American vs European Roulette – The Difference (EU has single 0 – USA has 0 and 00)
One difference you’re doubtlessly familiar with is that the wheel used for European Roulette, (also known as “French Roulette”) has a single zero pocket while the American makes space for an additional one marked with double zero. What you may not know is that this little change necessitated the rearrangement of other numbered slots. This fact should cause no concern, though; numbers are arranged in a particular way to evenly distribute the odds of the ball landing on a high, low, odd or even ones, that’s all.
By the way, do you know what was the reason the green zero slot was added in the first place? If it wasn’t there and the wheel consisted only of red and black slots numbered 1 to 36, your chances of winning a Red/Black bet would be 50% – same as the casino’s. Odd/Even bets, High/Low bets – same thing!
The house would have no advantage and theoretically wouldn’t be able to make any profit.
Before you decide you couldn’t care less, remember these guys have got operating costs to cover, many of which are fixed, so no profit would mean no casinos, and if there were no casinos, where would we play? Bottom line is the house has to have an advantage so that it can keep offering its services. We can only debate how big of advantage we’re willing to accept.
Odds and Payouts
As far as payouts go, there is no difference between European and American Roulette; if you’re placing Straight bets (meaning you’re wagering on a single number) and win, both variants will pay 35:1. However, odds of winning are not identical. Since European wheel holds 37 pockets (0 plus numbers 1 to 36), the odds of getting lucky with a single number bet are 1 in 37. American wheel has 38 pockets (0 and 00 plus numbers 1 to 36) and therefore the odds are 1 in 38.

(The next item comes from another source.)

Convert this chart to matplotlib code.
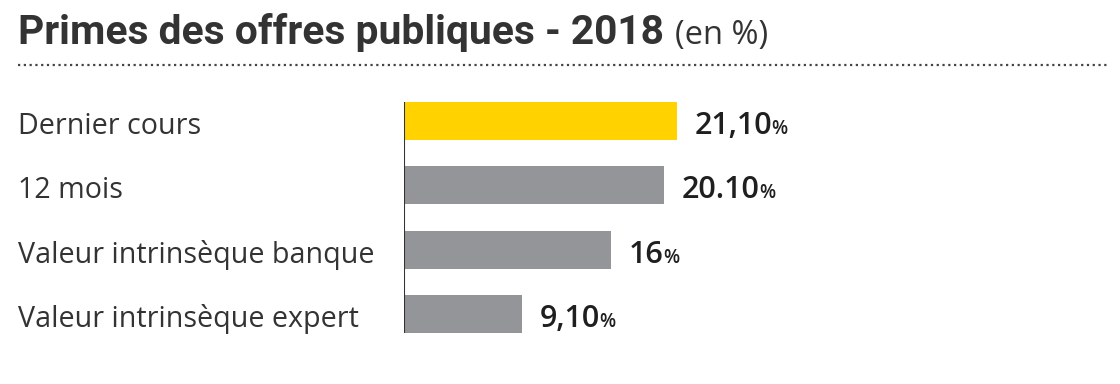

Is this difference large enough for you to care? It may seem like peanuts but, on average 100 rounds played, you’ll lose twice as much playing American Roulette than with European Roulette. It could still be small amounts if you’re investing a single dollar each time ($2.70 loss vs $5.26 loss) but might hurt when placing larger wagers.
What about other kinds of Roulette bets, those “easier” to win? If you’re betting on Red/Black in a European Roulette game, there are 18 potential outcomes which will win. Divide that number by 37 (total number of potential outcomes) and you’ll get 0.4865, meaning you’ll win 48.65% of your bets and lose 51.35% of them.
The difference between lost and won is the house edge of 2.70%. In American Roulette, the same bet wins 47.37% (18/38) and losses 52.63% of the time – the difference being 5.26%. That’s almost twice as big advantage the casino has on American vs European Roulette, and if you’re a firm believer in statistics, you’ll always look for game variants with the lowest house edge possible.
Which Should You Play?
If making the decision based solely on the house edge, one would probably always go for European. However, though it’s not a rule, brick-and-mortar casinos frequently set higher minimum bet limits on the European than on American Roulette, simply because the chances of the player winning are bigger.
Making American Roulette cheaper to play makes the game more widely accessible and may help your bankroll last a bit longer. Another thing is that Roulette, same as any other casino game, is first and foremost a game of chance. Regardless of the difference in house edge, players have been known to win (and lose!) hefty amounts with both Roulette variants. It ultimately comes down to your personal preferences. As long as you enjoy the game and play responsibly while being aware of your odds, it doesn’t really matter which one you choose.